Spectral asymptotics and Lamé spectrum for coupled particles in periodic potentials
Ki Yeun Kim, Mark Levi, Jing Zhou
TL;DR
The paper analyzes the stability of synchronous motion in a pair of elastically coupled particles in a $2\pi$-periodic potential $V$. It reveals that the linearized Floquet spectrum around the synchronous solution exhibits an asymptotic periodicity in $\ln E$ as the energy $E\to 0$, and derives a normal-form reduction giving $\mathrm{tr}\,F_E = a\cos\left(\frac{\omega}{\lambda}\ln E - \varphi\right) + o(1)$ with $\lambda=\sqrt{-V''(\pi)}$ and $\omega^2=2\kappa+\lambda^2$; topological arguments show infinitely many stability-instability crossings accumulating at $E=0$. For large energies, the synchronous motion is linearly stable for any $C^2$ periodic potential, with a short-time expansion of the Floquet map ruling out real eigenvalues. In the special sinusoidal case $V(x)=\kappa\cos x$, the linearization reduces to Lamé's equation with $n=1$, leading to a collapsed resonance structure where only one instability interval remains open, explicitly between $E_2$ and $E_1$ with $E_1=4\kappa$ and $E_2=4\kappa-2$ (for suitable $\kappa$).

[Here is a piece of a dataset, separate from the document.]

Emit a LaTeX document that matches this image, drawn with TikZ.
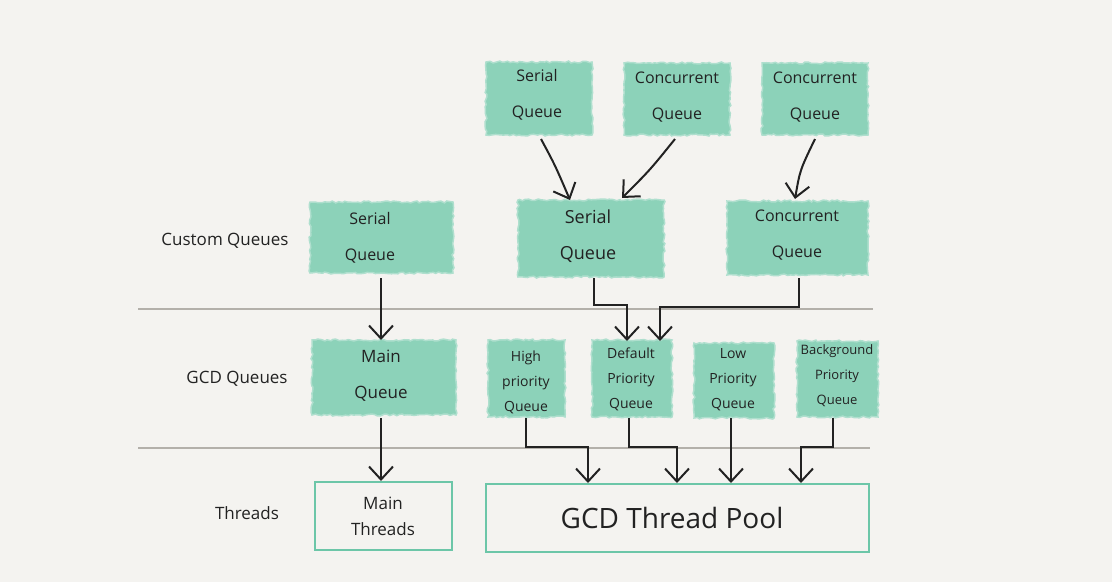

The results connect a basic coupled-particle model to finite-gap (Lamé) theory, illustrating how classic elliptic-function spectral problems arise in the simplest dynamical setting and clarifying the stability landscape across energy scales.
Abstract
We make two observations on the motion of coupled particles in a periodic potential. Coupled pendula, or the space-discretized sine-Gordon equation is an example of this problem. Linearized spectrum of the synchronous motion turns out to have a hidden asymptotic periodicity in its dependence on the energy; this is the gist of the first observation. Our second observation is the discovery of a special property of the purely sinusoidal potentials: the linearization around the synchronous solution is equivalent to the classical Lamè equation. As a consequence, {\it all but one instability zones of the linearized equation collapse to a point for the one-harmonic potentials}. This provides a new example where Lamé's finite zone potential arises in the simplest possible setting.